Designing a Conditional Prior Distribution for Flow-Based Generative Models
Noam Issachar, Mohammad Salama, Raanan Fattal, Sagie Benaim
TL;DR
This work tackles inefficiencies in conditional flow-based generation by introducing a condition-specific prior distribution (CPD). The CPD maps a conditioning signal to an average data-point in data space and uses a Gaussian Mixture Model over a latent representation to produce a conditioned prior $p_0(x_0|c)$ that better aligns with the target modes, reducing transport cost. Flow Matching from Conditional Prior Distribution (CPD-FM) then trains a velocity field to transport samples from this CPD to the conditional target, yielding shorter probability paths and lower global truncation error. Empirically, the method achieves faster convergence and superior FID, KID, and CLIP scores on ImageNet-64 and MS-COCO at low NFEs, outperforming CondOT, BatchOT, and DDPM baselines and enabling high-quality conditional generation with fewer sampling steps. The approach offers a flexible framework that can incorporate discrete or continuous conditioning and opens avenues for applying informative priors to broader conditional generation tasks.
Abstract
Flow-based generative models have recently shown impressive performance for conditional generation tasks, such as text-to-image generation. However, current methods transform a general unimodal noise distribution to a specific mode of the target data distribution.
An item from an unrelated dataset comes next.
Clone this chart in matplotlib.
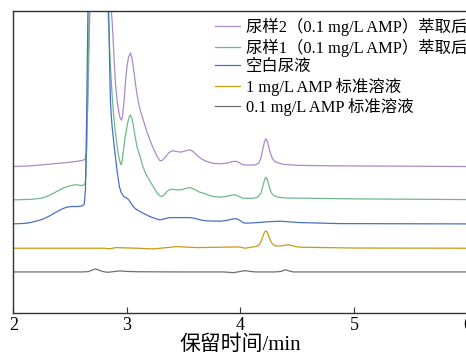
import matplotlib
matplotlib.use("Agg")
import matplotlib.pyplot as plt

plt.rcParams["font.family"] = ["Liberation Serif", "Noto Sans CJK SC"]

# Retention time (min) and detector response for each run
t_urine2 = [2.00, 2.15, 2.30, 2.47, 2.56, 2.61, 2.632, 2.645, 2.66, 2.68, 2.72, 2.77, 2.82,
            2.863, 2.87, 2.876, 2.887, 2.899, 2.914, 2.929, 2.941, 2.952, 2.962, 2.975, 2.987,
            3.00, 3.015, 3.031, 3.045, 3.06, 3.075, 3.09, 3.105, 3.12, 3.15, 3.18, 3.21, 3.24,
            3.27, 3.29, 3.31, 3.34, 3.37, 3.40, 3.44, 3.48, 3.52, 3.557, 3.59, 3.62, 3.66, 3.70,
            3.76, 3.82, 3.88, 3.93, 3.96, 3.99, 4.02, 4.06, 4.13, 4.16, 4.18, 4.195, 4.21,
            4.223, 4.236, 4.25, 4.265, 4.28, 4.30, 4.33, 4.38, 4.50, 4.817, 5.40, 6.00]
y_urine2 = [146.6, 147.3, 148.8, 150.6, 151.8, 152.8, 153.8, 163.0, 233.0, 330.0, 520.0, 560.0, 450.0,
            302.3, 292.0, 280.0, 255.0, 230.0, 212.0, 201.0, 195.0, 193.0, 197.0, 212.0, 230.0,
            246.0, 256.0, 260.0, 255.0, 243.0, 230.0, 218.0, 209.0, 202.0, 191.0, 180.0, 171.0, 163.0,
            156.0, 152.5, 152.5, 156.0, 160.5, 162.5, 161.5, 161.0, 162.5, 163.3, 161.0, 157.5, 154.0, 151.8,
            149.8, 149.3, 150.0, 151.6, 151.8, 150.5, 148.5, 148.0, 148.3, 149.8, 155.0, 163.0, 170.5,
            174.5, 172.0, 166.0, 159.5, 155.0, 152.0, 150.3, 148.8, 147.8, 147.3, 147.0, 146.6]

t_urine1 = [2.00, 2.147, 2.20, 2.26, 2.30, 2.35, 2.41, 2.45, 2.49, 2.53, 2.56, 2.61, 2.632,
            2.64, 2.655, 2.67, 2.72, 2.77, 2.81, 2.834, 2.845, 2.855, 2.87, 2.884, 2.90, 2.914,
            2.928, 2.94, 2.949, 2.958, 2.97, 2.982, 2.993, 3.005, 3.018, 3.031, 3.043, 3.055,
            3.07, 3.09, 3.116, 3.14, 3.17, 3.204, 3.24, 3.27, 3.292, 3.307, 3.33, 3.36, 3.396,
            3.44, 3.484, 3.52, 3.557, 3.60, 3.64, 3.674, 3.72, 3.77, 3.82, 3.88, 3.93, 3.96,
            3.99, 4.02, 4.10, 4.15, 4.18, 4.195, 4.21, 4.223, 4.236, 4.25, 4.265, 4.28, 4.30,
            4.33, 4.40, 5.00, 6.00]
y_urine1 = [113.3, 113.8, 114.3, 115.3, 117.0, 119.8, 123.3, 125.6, 127.0, 128.2, 128.3, 127.6, 129.3,
            138.0, 213.0, 320.0, 500.0, 520.0, 400.0, 302.0, 272.0, 246.6, 218.0, 196.6, 180.0, 166.6,
            157.0, 151.0, 148.3, 152.0, 163.0, 174.0, 181.5, 189.0, 195.5, 198.3, 195.0, 189.0,
            178.0, 166.0, 156.6, 147.0, 138.5, 132.0, 125.0, 119.5, 117.3, 116.6, 118.5, 122.5, 124.0,
            123.3, 123.5, 124.8, 125.6, 123.5, 121.0, 120.0, 118.0, 116.5, 116.0, 116.8, 118.2, 118.2,
            116.5, 115.0, 114.8, 115.8, 120.0, 126.0, 132.5, 136.0, 133.5, 128.0, 122.5, 119.0, 117.3,
            116.0, 115.2, 114.3, 113.6]

t_blank = [2.00, 2.10, 2.147, 2.20, 2.26, 2.32, 2.385, 2.43, 2.47, 2.52, 2.56, 2.61, 2.625,
           2.635, 2.645, 2.66, 2.72, 2.76, 2.80, 2.84, 2.848, 2.855, 2.862, 2.87, 2.885, 2.899,
           2.915, 2.934, 2.95, 2.973, 2.99, 3.005, 3.017, 3.03, 3.046, 3.065, 3.09, 3.116, 3.16,
           3.204, 3.25, 3.292, 3.33, 3.37, 3.396, 3.557, 3.60, 3.65, 3.704, 3.82, 3.88, 3.93,
           3.96, 3.99, 4.026, 4.06, 4.144, 4.25, 4.35, 4.45, 4.526, 4.878, 6.00]
y_blank = [89.3, 89.8, 90.6, 92.0, 94.0, 97.3, 101.6, 104.3, 106.0, 106.7, 106.6, 107.3, 109.3,
           123.0, 193.0, 330.0, 450.0, 470.0, 380.0, 302.0, 250.0, 213.0, 198.0, 186.6, 170.0, 156.6,
           141.0, 126.6, 120.5, 116.6, 115.5, 114.5, 113.3, 111.0, 108.3, 105.5, 103.3, 101.6, 99.0,
           96.6, 94.6, 93.3, 94.3, 95.5, 95.6, 95.6, 94.8, 93.2, 92.3, 92.0, 92.8, 94.2,
           94.6, 93.2, 90.4, 90.0, 90.6, 91.5, 92.0, 91.2, 90.6, 89.6, 89.3]

t_std1 = [2.00, 2.80, 2.852, 2.90, 3.10, 3.233, 3.44, 3.616, 3.82, 3.99, 4.04, 4.13, 4.16,
          4.18, 4.195, 4.21, 4.223, 4.236, 4.25, 4.265, 4.28, 4.30, 4.33, 4.37, 4.40, 4.423,
          4.45, 4.49, 4.53, 5.00, 6.00]
y_std1 = [65.0, 65.0, 64.4, 65.6, 65.0, 64.3, 66.6, 65.6, 66.0, 66.3, 65.0, 66.6, 67.8,
          71.0, 76.0, 80.5, 82.3, 81.0, 77.0, 72.5, 69.5, 67.6, 67.2, 67.5, 68.2, 68.3,
          67.8, 66.5, 66.0, 65.2, 65.0]

t_std01 = [2.00, 2.60, 2.66, 2.70, 2.72, 2.745, 2.78, 2.81, 2.837, 2.88, 2.94, 3.00, 3.10,
           3.50, 3.85, 3.94, 4.00, 4.041, 4.10, 4.144, 4.30, 4.36, 4.38, 4.394, 4.41, 4.44,
           4.467, 5.00, 6.00]
y_std01 = [41.3, 41.3, 41.6, 43.5, 44.3, 43.5, 42.0, 41.2, 41.0, 41.6, 42.3, 41.8, 41.5,
           41.3, 41.3, 40.6, 41.8, 42.6, 41.6, 41.3, 41.3, 41.8, 42.9, 43.3, 43.0, 41.9,
           41.3, 41.3, 41.3]

labels = ["尿样2（0.1 mg/L AMP）萃取后", "尿样1（0.1 mg/L AMP）萃取后", "空白尿液",
          "1 mg/L AMP 标准溶液", "0.1 mg/L AMP 标准溶液"]
colors = ["#a98bc9", "#6db98a", "#4a70c6", "#c99a14", "#6f6f6f"]
series = [(t_urine2, y_urine2), (t_urine1, y_urine1), (t_blank, y_blank),
          (t_std1, y_std1), (t_std01, y_std01)]

fig = plt.figure(figsize=(4.66, 3.58), dpi=100)
ax = fig.add_axes([0.0286, 0.1249, 0.9747, 0.8444])

for (t, y), c, lab in zip(series, colors, labels):
    ax.plot(t, y, color=c, linewidth=0.9, label=lab, solid_joinstyle="round")

ax.set_xlim(2, 6)
ax.set_ylim(0, 302)
ax.set_xticks([2, 3, 4, 5, 6])
ax.set_yticks([])
ax.tick_params(axis="x", direction="in", length=4.5, width=0.8, pad=3,
               labelsize=13, color="#333333")
ax.set_xlabel("保留时间/min", fontsize=15, labelpad=1)
for sp in ax.spines.values():
    sp.set_color("#333333")
    sp.set_linewidth(1.0)

fig.legend(loc="upper left", bbox_to_anchor=(215 / 466, 1 - 18 / 358),
           frameon=False, fontsize=11.8, handlelength=1.5, handletextpad=0.4,
           labelspacing=0.15, borderpad=0, borderaxespad=0)

fig.savefig("out.png", dpi=100)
As such, every point in the initial source distribution can be mapped to every point in the target distribution, resulting in long average paths. To this end, in this work, we tap into a non-utilized property of conditional flow-based models: the ability to design a non-trivial prior distribution. Given an input condition, such as a text prompt, we first map it to a point lying in data space, representing an ``average" data point with the minimal average distance to all data points of the same conditional mode (e.g., class). We then utilize the flow matching formulation to map samples from a parametric distribution centered around this point to the conditional target distribution. Experimentally, our method significantly improves training times and generation efficiency (FID, KID and CLIP alignment scores) compared to baselines, producing high quality samples using fewer sampling steps.